The RBI stressed that demographic transition can weaken a state’s fiscal sustainability through a twin squeeze: Slower revenue growth and higher expenditure needs. “While population ageing has a negative impact on revenue mobilisation due to lower labour force participation and slower growth, States with higher percentages of elderly population require substantial resource allocation towards elderly care,” it said, warning that this poses “significant challenges for fiscal sustainability, limiting fiscal policy space and effectiveness.”
A key concern is the growing pension burden. The RBI noted that ageing states, on average, allocate close to 30% of their total social sector spending to pensions, the highest among demographic cohorts. “Pension burdens have increased in tandem with the rising share of elderly population,” the report said, cautioning that even intermediate and youthful states may see pension liabilities “escalate rapidly” in the coming years as life expectancy rises and coverage expands.

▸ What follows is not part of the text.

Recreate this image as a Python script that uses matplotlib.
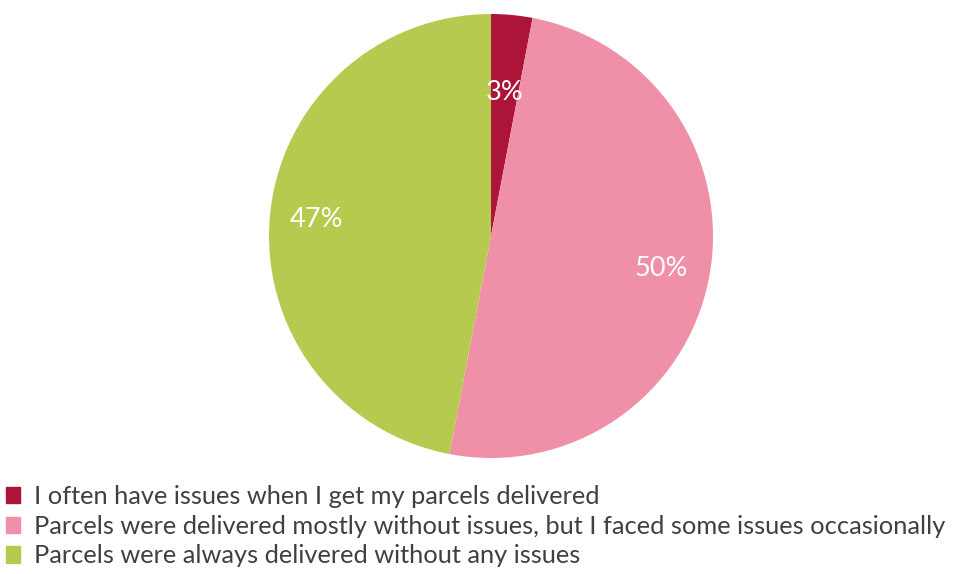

It also pointed to the rising share of social security and welfare expenditure – including spending on women, children, the elderly and persons with disabilities – across all state groups, with ageing states devoting the highest share, around 18%. While such spending is partly driven by expanding direct benefit transfers and policy imperatives, the central bank warned that if not managed carefully, rising emphasis on cash transfers could constrain states’ ability to invest in demographically sensitive areas such as health and education.
To respond to mounting pressures, RBI recommended that ageing states prioritise healthcare financing reforms, preventive health systems and public-private partnerships, while “rationalising subsidies and non-merit spending” to create fiscal space. It also highlighted the potential of “healthier ageing” to soften the labour shock. “This will require a change in workforce policy… such as increasing the retirement ages beyond 60 years in alignment with improved life expectancy,” the report said, adding that employers could adopt phased retirement, flexible work arrangements and re-skilling programmes tailored for older workers.
RBI also flagged interstate migration as another channel to boost labour supply in ageing states, noting that internal migration in India is closely linked to regional disparities and typically flows from less-developed to more-developed states. Drawing parallels with East Asian economies, the report pointed out that countries such as Japan and South Korea introduced pension reforms, raised retirement ages and built long-term care insurance systems to manage fiscal stress from ageing. It argued that universal access to quality health services, along with improved life expectancy, could even enable “second and third waves of demographic dividend” by increasing savings among mid-aged workers and tapping the productive potential of healthier elderly citizens.